2020 August

COVID Exhaustion?

MHS President/CEO, Karen Lehman

Over these past weeks, I have become increasingly concerned about leadership burn-out.  I hear over and over words like “my team is exhausted” or “I really need a vacation but I can’t leave my team.” Operating in a 24/7 mode is difficult in the best of times, but these are the worst of times, and the constant vigilance to the pandemic is taking a toll on leaders.  Operating in a mode that requires persistent and unwavering focus without a healthy balance of personal care and rest is not only unsustainable, it is also poor role modeling to those we supervise and serve.

In their research, the Wellbeing Project  (co-created by several organizations, institutes, and a foundation to focus on catalyzing a culture of inner wellbeing for all changemakers) found that it was universally difficult for respondents they studied to distance themselves from their work.  People “closely identified with their roles and felt that working to exhaustion was still a badge of honor.”  Outcomes of their research supported that “organizations generally played a significant part in enabling a culture that was either supportive, or dismissive, of their inner well-being.”  Where do you and your organization fit on this continuum?  Do you tend toward being supportive or dismissive of well-being? 

I know that it is much harder to find work/life balance when you are a leader in a small organization.  There are fewer people to cross-train in order to support each other’s vacation and time away.  But the same problem exists in larger organizations as well.  It is easy, and dangerous, to position yourself as the only person who can handle the day to day implications of the pandemic.  This is both a hero and savior mindset.  In the long run, you will not be able to balance the daily or short-term needs of your organization with the long-term strategy and vision that is needed for sustainability if you are working in an exhausted or fatigued state.

It has been well proven that when a person takes time to rest, they are more empathetic, kinder, more open to ideas, more emotionally resilient, and have more energy and endurance.   It makes sense then that when leaders take time for themselves individually, it translates into a more positive organizational culture.  When you have succession planning in place, and have trained and cross-trained for key responsibilities, a culture of trust, cooperation and shared responsibility emerges.  It is always a sign of great leadership strength and depth when you can leave your office and know you have trustworthy colleagues and team members that can carry on without you. 

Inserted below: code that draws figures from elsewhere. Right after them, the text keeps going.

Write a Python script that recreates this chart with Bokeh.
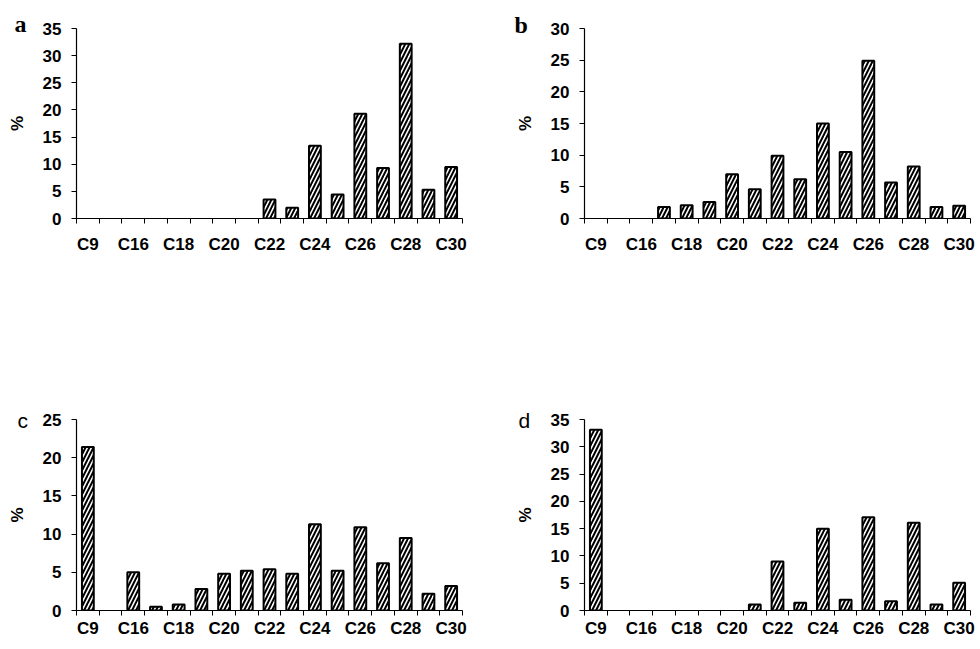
from bokeh.plotting import figure
from bokeh.models import FixedTicker, Range1d, ColumnDataSource
from bokeh.layouts import column, row
from bokeh.embed import file_html
from bokeh.resources import INLINE

# ---- data ----
categories = ["C9", "C15", "C16", "C17", "C18", "C19", "C20", "C21", "C22",
              "C23", "C24", "C25", "C26", "C27", "C28", "C29", "C30"]
shown_labels = ["C9", "C16", "C18", "C20", "C22", "C24", "C26", "C28", "C30"]

values_a = [0, 0, 0, 0, 0, 0, 0, 0, 3.5, 2.0, 13.4, 4.4, 19.3, 9.3, 32.2, 5.3, 9.5]
values_b = [0, 0, 0, 1.8, 2.1, 2.6, 7.0, 4.6, 9.9, 6.2, 15.0, 10.5, 24.9, 5.7, 8.2, 1.8, 2.0]
values_c = [21.4, 0, 5.0, 0.5, 0.8, 2.8, 4.8, 5.2, 5.4, 4.8, 11.3, 5.2, 10.9, 6.2, 9.5, 2.2, 3.2]
values_d = [33.1, 0, 0, 0, 0, 0, 0, 1.1, 9.0, 1.4, 15.0, 1.95, 17.1, 1.7, 16.1, 1.1, 5.1]

y_max_a, y_max_b, y_max_c, y_max_d = 35, 30, 25, 35
y_step = 5
y_title = "%"

TICK_FONT = "Liberation Sans"
TICK_STYLE = "bold"
TICK_SIZE = "17px"


def make_panel(letter, values, ymax, width, height, bl, br, bt, bb,
               letter_font, letter_size, letter_style, l_offset, l_standoff,
               x_standoff):
    n = len(categories)
    p = figure(width=width, height=height, output_backend="svg",
               toolbar_location=None, tools="",
               x_range=Range1d(-0.5, n - 0.5), y_range=Range1d(0, ymax),
               min_border_left=bl, min_border_right=br,
               min_border_top=bt, min_border_bottom=bb)
    p.outline_line_color = None
    p.background_fill_color = "white"
    p.border_fill_color = "white"
    p.xgrid.visible = False
    p.ygrid.visible = False

    xs = [i for i, v in enumerate(values) if v > 0]
    tops = [values[i] for i in xs]
    src = ColumnDataSource(dict(x=xs, top=tops))
    p.vbar(x="x", top="top", bottom=0, width=0.52, source=src,
           fill_color="white", line_color="black", line_width=2,
           hatch_pattern="/", hatch_color="black", hatch_weight=2,
           hatch_scale=8)

    # x axis
    major = [i for i, c in enumerate(categories) if c in shown_labels]
    minor = [i - 0.5 for i in range(n + 1)]
    xa = p.xaxis[0]
    xa.ticker = FixedTicker(ticks=major, minor_ticks=minor)
    xa.major_label_overrides = {i: categories[i] for i in major}
    xa.major_tick_line_color = None
    xa.major_tick_in = 0
    xa.major_tick_out = 5
    xa.minor_tick_in = 0
    xa.minor_tick_out = 5
    xa.minor_tick_line_color = "black"
    xa.axis_line_color = "black"
    xa.axis_line_width = 1.2
    xa.major_label_text_font = TICK_FONT
    xa.major_label_text_font_style = TICK_STYLE
    xa.major_label_text_font_size = TICK_SIZE
    xa.major_label_text_color = "black"
    xa.major_label_standoff = x_standoff

    # y axis
    ya = p.yaxis[0]
    ya.ticker = FixedTicker(ticks=list(range(0, ymax + 1, y_step)))
    ya.major_tick_in = 0
    ya.major_tick_out = 5
    ya.major_tick_line_color = "black"
    ya.axis_line_color = "black"
    ya.axis_line_width = 1.2
    ya.major_label_text_font = TICK_FONT
    ya.major_label_text_font_style = TICK_STYLE
    ya.major_label_text_font_size = TICK_SIZE
    ya.major_label_text_color = "black"
    ya.major_label_standoff = 10
    ya.axis_label = y_title
    ya.axis_label_text_font = TICK_FONT
    ya.axis_label_text_font_size = "17px"
    ya.axis_label_text_font_style = "bold"
    ya.axis_label_text_color = "black"
    ya.axis_label_standoff = 13

    # panel letter
    p.title.text = letter
    p.title.align = "left"
    p.title.offset = l_offset
    p.title.standoff = l_standoff
    p.title.text_font = letter_font
    p.title.text_font_size = letter_size
    p.title.text_font_style = letter_style
    p.title.text_color = "black"
    return p


pa = make_panel("a", values_a, y_max_a, 488, 380, 76, 26, 28, 162,
                "Liberation Serif", "24px", "bold", -62, -17, 11)
pb = make_panel("b", values_b, y_max_b, 492, 380, 96, 10, 28, 162,
                "Liberation Serif", "24px", "bold", -70, -18, 11)
pc = make_panel("c", values_c, y_max_c, 488, 269, 76, 26, 39, 39,
                "Liberation Sans", "21px", "normal", -59, -24, 3)
pd = make_panel("d", values_d, y_max_d, 492, 269, 96, 10, 39, 39,
                "Liberation Sans", "21px", "normal", -66, -25, 3)

layout = column(row(pa, pb), row(pc, pd))

open("out.html", "w").write(file_html(layout, INLINE))
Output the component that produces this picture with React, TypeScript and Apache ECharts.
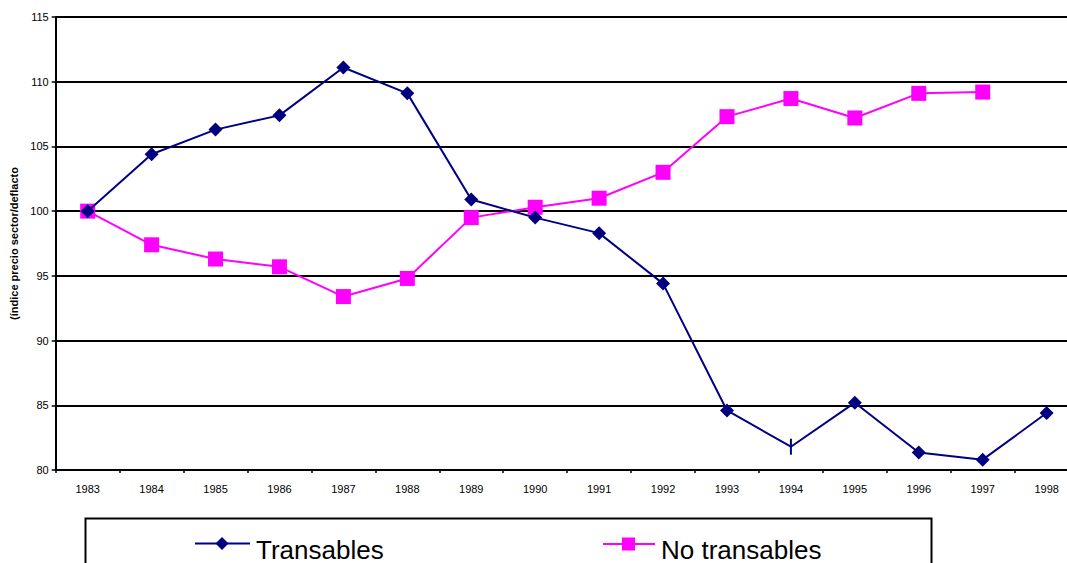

I’m hoping this message moves you to plan a vacation and time away from work!  But what are some steps that might be helpful to consider?  Document your most important work processes.  Get a commitment from your team on how vacation time will work and how responsibilities will be distributed and shared.  Most importantly, you have to learn to let go.  Know that every opportunity to let a key member of your team handle additional responsibility strengthens their leadership and offers opportunity for building self-confidence.  Working to exhaustion not only weakens you and your organization, it also sends a not so subtle message that you don’t trust others to take responsibility, and that you are irreplaceable.  What is the message that you are sending to your stakeholders by not taking time away? 

I love the title of the Wellbeing Project report; Wellbeing Inspires Welldoing: How changemakers’ inner wellbeing influences their work.  It sums up my message this month in a very succinct and poignant way.